The NAHB’s analysis of construction spending shows that total private residential construction spending in November 2017 rose to the highest level in 10 years, up 1 percent from October 2017 to $530.8 billion.
This growth is being linked to the NAHB’s latest assessments of builder confidence. At the end of 2017, builder confidence in the new single-family housing market increased five points to 74, the highest since July 1999. The association attributes the recent improvement to hopes of an eased regulatory environment for residential construction firms.
Private nonresidential construction spending between October and November 2017 increased 0.9 percent to a seasonally adjusted annual rate of $433 billion. However, private nonresidential construction spending dropped 3.1 percent from 2016 to 2017.
In January 2018, the Joint Center for Housing Studies of Harvard University released new data on remodeling activity in the U.S. In a conclusion similar to the NAHB’s, the Joint Center cited steady growth in single-family construction and in home improvement spending over the course of the last 10 years.
“Steady gains in the broader economy, and in home sales and prices, are supporting growing demand for home improvements,” Chris Herbert, managing director of the Joint Center, said in a statement.

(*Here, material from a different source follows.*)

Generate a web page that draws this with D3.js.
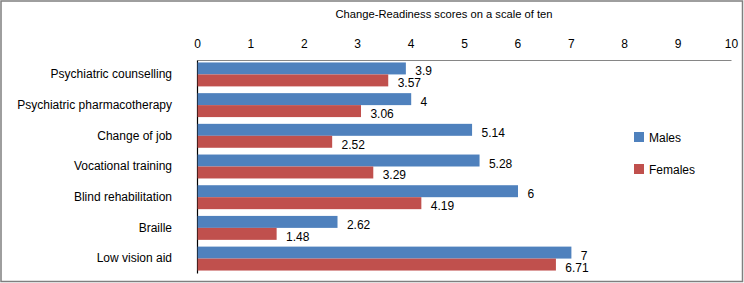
<!DOCTYPE html>
<html>
<head>
<meta charset="utf-8">
<script src="https://cdn.jsdelivr.net/npm/d3@7"></script>
<style>
  body { margin: 0; background: #fff; }
  svg { display: block; font-family: "Liberation Sans", Arial, sans-serif; }
</style>
</head>
<body>
<svg id="drawing_region"></svg>
<script>
const categories = ['Psychiatric counselling', 'Psychiatric pharmacotherapy', 'Change of job',
    'Vocational training', 'Blind rehabilitation', 'Braille', 'Low vision aid'];
const males = [3.9, 4, 5.14, 5.28, 6, 2.62, 7];
const females = [3.57, 3.06, 2.52, 3.29, 4.19, 1.48, 6.71];
const series = ['Males', 'Females'];
const tick_values = [0, 1, 2, 3, 4, 5, 6, 7, 8, 9, 10];
const title = 'Change-Readiness scores on a scale of ten';

const config = {
    width: 744,
    height: 283,
    margin: {top: 60, right: 13, bottom: 10, left: 197},
    colors: ['#4F81BD', '#C0504D']
};

const data = categories.map((c, i) => ({label: c, values: [males[i], females[i]]}));

const svg = d3.select('#drawing_region')
    .attr('width', config.width)
    .attr('height', config.height);

// outer frame
svg.append('rect')
    .attr('x', 1).attr('y', 1)
    .attr('width', config.width - 2.5).attr('height', config.height - 2.5)
    .attr('fill', 'none')
    .attr('stroke', '#7f7f7f')
    .attr('stroke-width', 1.5);

const inner_width = config.width - config.margin.left - config.margin.right;
const inner_height = config.height - config.margin.top - config.margin.bottom;

const chart = svg.append('g')
    .attr('transform', `translate(${config.margin.left}, ${config.margin.top})`);

const xscale = d3.scaleLinear()
    .domain([0, 10])
    .range([0, inner_width]);

const yscale = d3.scaleBand()
    .domain(categories)
    .range([0, inner_height])
    .paddingInner(0.22)
    .paddingOuter(0.08);

const sub = d3.scaleBand()
    .domain(series)
    .range([0, yscale.bandwidth()]);

// top axis
const xaxis = d3.axisTop(xscale)
    .tickValues(tick_values)
    .tickSize(0)
    .tickPadding(12)
    .tickFormat(d3.format('d'));

const xaxis_group = chart.append('g').call(xaxis);
xaxis_group.select('.domain').attr('stroke', '#868686');
xaxis_group.selectAll('text')
    .attr('font-size', 12)
    .attr('fill', '#000')
    .attr('font-family', '"Liberation Sans", Arial, sans-serif');

// left axis (labels only + line)
const yaxis = d3.axisLeft(yscale)
    .tickSize(0)
    .tickPadding(25);

const yaxis_group = chart.append('g').call(yaxis);
yaxis_group.select('.domain').attr('stroke', '#000').attr('stroke-width', 1.2);
yaxis_group.selectAll('text')
    .attr('font-size', 12)
    .attr('fill', '#000')
    .attr('font-family', '"Liberation Sans", Arial, sans-serif');

const groups = chart.selectAll('.group')
    .data(data)
    .join('g')
    .attr('class', 'group')
    .attr('transform', d => `translate(0, ${yscale(d.label)})`);

groups.selectAll('rect')
    .data(d => d.values.map((v, j) => ({key: series[j], value: v, idx: j})))
    .join('rect')
    .attr('x', 0.6)
    .attr('y', d => sub(d.key))
    .attr('width', d => xscale(d.value))
    .attr('height', sub.bandwidth())
    .attr('fill', d => config.colors[d.idx]);

groups.selectAll('.val')
    .data(d => d.values.map((v, j) => ({key: series[j], value: v, idx: j})))
    .join('text')
    .attr('class', 'val')
    .attr('x', d => xscale(d.value) + 10)
    .attr('y', d => sub(d.key) + sub.bandwidth() / 2 + 7)
    .attr('font-size', 12)
    .attr('fill', '#000')
    .text(d => d.value);

// chart title
svg.append('text')
    .attr('x', 444)
    .attr('y', 18)
    .attr('text-anchor', 'middle')
    .attr('font-size', 11.2)
    .attr('fill', '#000')
    .text(title);

// legend
const legend = svg.append('g')
    .attr('transform', 'translate(634, 132)');

const items = legend.selectAll('g')
    .data(series)
    .join('g')
    .attr('transform', (d, i) => `translate(0, ${i * 32})`);

items.append('rect')
    .attr('width', 10)
    .attr('height', 10)
    .attr('fill', (d, i) => config.colors[i]);

items.append('text')
    .attr('x', 15)
    .attr('y', 9.5)
    .attr('font-size', 12)
    .attr('fill', '#000')
    .text(d => d);
</script>
</body>
</html>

Herbert added that the remodeling market’s rise is expected to continue due in large part to restoration projects in California, Florida, Texas, and other regions of the country hit by record-setting natural disasters in 2017.
Abbe Will, research associate in the Remodeling Futures Program at the Joint Center, acknowledged in a statement that low for-sale housing inventory and the critical construction industry labor shortage still pose challenges, but said that, even so, 2018 may see the sharpest gains for home remodeling in over a decade. “Annual growth rates have not exceeded 6.8 percent since early 2007, before the Great Recession hit,” Will noted.